======== Dataset content ========

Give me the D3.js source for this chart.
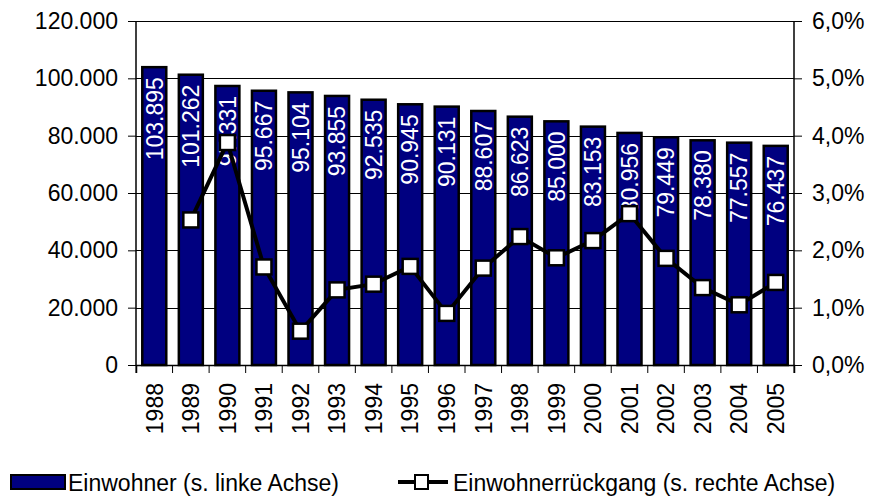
<!DOCTYPE html>
<html>
<head>
<meta charset="utf-8">
<script src="https://cdn.jsdelivr.net/npm/d3@7.9.0/dist/d3.min.js"></script>
<style>
  body { margin: 0; background: #fff; }
  svg { display: block; font-family: Arial, 'Liberation Sans', sans-serif; }
</style>
</head>
<body>
<div id="chart"></div>
<script>
// Data
const years = ['1988', '1989', '1990', '1991', '1992', '1993', '1994', '1995', '1996',
  '1997', '1998', '1999', '2000', '2001', '2002', '2003', '2004', '2005'];
const einwohner = [103895, 101262, 97331, 95667, 95104, 93855, 92535, 90945, 90131,
  88607, 86623, 85000, 83153, 80956, 79449, 78380, 77557, 76437];
// Einwohnerrückgang in Prozent (kein Wert für 1988)
const rueckgang = [null, 2.53, 3.88, 1.71, 0.59, 1.31, 1.41, 1.72, 0.90,
  1.69, 2.24, 1.87, 2.17, 2.64, 1.86, 1.35, 1.05, 1.44];
const leftTicks = [0, 20000, 40000, 60000, 80000, 100000, 120000];
const rightTicks = [0, 1, 2, 3, 4, 5, 6];
const legendLabels = ['Einwohner (s. linke Achse)', 'Einwohnerrückgang (s. rechte Achse)'];

const width = 877;
const height = 500;
const margin = { top: 21, right: 83, bottom: 135, left: 136 };
const fontSize = 23;

const de = d3.formatLocale({ decimal: ',', thousands: '.', grouping: [3], currency: ['', ' €'] });
const fmtInt = de.format(',');
const fmtPct = (d) => de.format('.1f')(d) + '%';

const svg = d3.select('#chart').append('svg')
  .attr('width', width)
  .attr('height', height);

const x = d3.scaleBand()
  .domain(years)
  .range([margin.left, width - margin.right]);

const y = d3.scaleLinear()
  .domain([0, 120000])
  .range([height - margin.bottom, margin.top]);

const y2 = d3.scaleLinear()
  .domain([0, 6])
  .range([height - margin.bottom, margin.top]);

// gridlines
svg.append('g')
  .attr('class', 'grid')
  .selectAll('line')
  .data(leftTicks.filter((d) => d > 0))
  .join('line')
  .attr('x1', margin.left)
  .attr('x2', width - margin.right)
  .attr('y1', (d) => Math.round(y(d)) + 0.5)
  .attr('y2', (d) => Math.round(y(d)) + 0.5)
  .attr('stroke', '#000')
  .attr('stroke-width', 1);

// bars
const barW = 24;
svg.append('g')
  .selectAll('rect')
  .data(einwohner)
  .join('rect')
  .attr('x', (d, i) => x(years[i]) + x.bandwidth() / 2 - barW / 2)
  .attr('y', (d) => y(d))
  .attr('width', barW)
  .attr('height', (d) => y(0) - y(d))
  .attr('fill', '#000080')
  .attr('stroke', '#000')
  .attr('stroke-width', 2.5);

// bar labels
svg.append('g')
  .selectAll('text')
  .data(einwohner)
  .join('text')
  .attr('transform', (d, i) => `translate(${x(years[i]) + x.bandwidth() / 2},${y(d) + 10}) rotate(-90)`)
  .attr('text-anchor', 'end')
  .attr('dy', '0.36em')
  .attr('fill', '#fff')
  .style('font-size', fontSize + 'px')
  .text((d) => fmtInt(d));

// axes
const axisLeft = d3.axisLeft(y).tickValues(leftTicks).tickSize(8).tickPadding(10).tickFormat((d) => fmtInt(d));
const gL = svg.append('g')
  .attr('transform', `translate(${margin.left},0)`)
  .call(axisLeft);

const axisRight = d3.axisRight(y2).tickValues(rightTicks).tickSize(8).tickPadding(10).tickFormat(fmtPct);
const gR = svg.append('g')
  .attr('transform', `translate(${width - margin.right},0)`)
  .call(axisRight);

const axisBottom = d3.axisBottom(x).tickSize(8).tickFormat('');
const gB = svg.append('g')
  .attr('transform', `translate(0,${height - margin.bottom})`)
  .call(axisBottom);
// ticks at category boundaries
gB.selectAll('.tick').remove();
gB.selectAll('.bnd')
  .data(years.concat(['end']))
  .join('line')
  .attr('x1', (d, i) => margin.left + i * x.step())
  .attr('x2', (d, i) => margin.left + i * x.step())
  .attr('y1', 0)
  .attr('y2', 8)
  .attr('stroke', '#000');

[gL, gR, gB].forEach((g) => {
  g.select('.domain').attr('stroke', '#000').attr('stroke-width', 1.5);
  g.selectAll('.tick line').attr('stroke', '#000');
  g.selectAll('text')
    .attr('fill', '#000')
    .style('font-size', fontSize + 'px')
    .style('font-family', "Arial, 'Liberation Sans', sans-serif");
});
gL.select('.domain').attr('d', `M0,${y(120000)}V${y(0)}`);
gR.select('.domain').attr('d', `M0,${y2(6)}V${y2(0)}`);

// year labels
svg.append('g')
  .selectAll('text')
  .data(years)
  .join('text')
  .attr('transform', (d) => `translate(${x(d) + x.bandwidth() / 2},${height - margin.bottom + 18}) rotate(-90)`)
  .attr('text-anchor', 'end')
  .attr('dy', '0.36em')
  .style('font-size', fontSize + 'px')
  .text((d) => d);

// line
const pts = rueckgang.map((v, i) => ({ year: years[i], v })).filter((d) => d.v != null);
const line = d3.line()
  .x((d) => x(d.year) + x.bandwidth() / 2)
  .y((d) => y2(d.v));

svg.append('path')
  .datum(pts)
  .attr('d', line)
  .attr('fill', 'none')
  .attr('stroke', '#000')
  .attr('stroke-width', 4)
  .attr('stroke-linejoin', 'miter');

const mk = 15;
svg.append('g')
  .selectAll('rect')
  .data(pts)
  .join('rect')
  .attr('x', (d) => x(d.year) + x.bandwidth() / 2 - mk / 2)
  .attr('y', (d) => y2(d.v) - mk / 2)
  .attr('width', mk)
  .attr('height', mk)
  .attr('fill', '#fff')
  .attr('stroke', '#000')
  .attr('stroke-width', 2.5);

// legend
const lg = svg.append('g');
lg.append('rect')
  .attr('x', 11).attr('y', 475).attr('width', 54).attr('height', 14)
  .attr('fill', '#000080').attr('stroke', '#000').attr('stroke-width', 2);
lg.append('text')
  .attr('x', 68).attr('y', 491)
  .style('font-size', fontSize + 'px')
  .text(legendLabels[0]);

lg.append('line')
  .attr('x1', 398).attr('x2', 448).attr('y1', 482).attr('y2', 482)
  .attr('stroke', '#000').attr('stroke-width', 4);
lg.append('rect')
  .attr('x', 415).attr('y', 475).attr('width', 13).attr('height', 14)
  .attr('fill', '#fff').attr('stroke', '#000').attr('stroke-width', 2);
lg.append('text')
  .attr('x', 453).attr('y', 491)
  .style('font-size', fontSize + 'px')
  .text(legendLabels[1]);
</script>
</body>
</html>
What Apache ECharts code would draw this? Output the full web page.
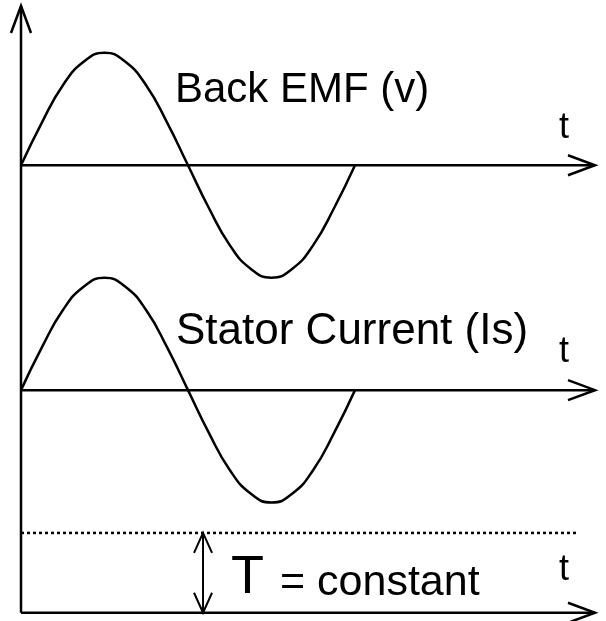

========

Directions — Begin at the first line of the entries above and return each line exactly, stopping after the line that contains "const fontSize = 23;". Pictures do not belong in the copy.

Reply —
Give me the D3.js source for this chart.
<!DOCTYPE html>
<html>
<head>
<meta charset="utf-8">
<script src="https://cdn.jsdelivr.net/npm/d3@7.9.0/dist/d3.min.js"></script>
<style>
  body { margin: 0; background: #fff; }
  svg { display: block; font-family: Arial, 'Liberation Sans', sans-serif; }
</style>
</head>
<body>
<div id="chart"></div>
<script>
// Data
const years = ['1988', '1989', '1990', '1991', '1992', '1993', '1994', '1995', '1996',
  '1997', '1998', '1999', '2000', '2001', '2002', '2003', '2004', '2005'];
const einwohner = [103895, 101262, 97331, 95667, 95104, 93855, 92535, 90945, 90131,
  88607, 86623, 85000, 83153, 80956, 79449, 78380, 77557, 76437];
// Einwohnerrückgang in Prozent (kein Wert für 1988)
const rueckgang = [null, 2.53, 3.88, 1.71, 0.59, 1.31, 1.41, 1.72, 0.90,
  1.69, 2.24, 1.87, 2.17, 2.64, 1.86, 1.35, 1.05, 1.44];
const leftTicks = [0, 20000, 40000, 60000, 80000, 100000, 120000];
const rightTicks = [0, 1, 2, 3, 4, 5, 6];
const legendLabels = ['Einwohner (s. linke Achse)', 'Einwohnerrückgang (s. rechte Achse)'];

const width = 877;
const height = 500;
const margin = { top: 21, right: 83, bottom: 135, left: 136 };
const fontSize = 23;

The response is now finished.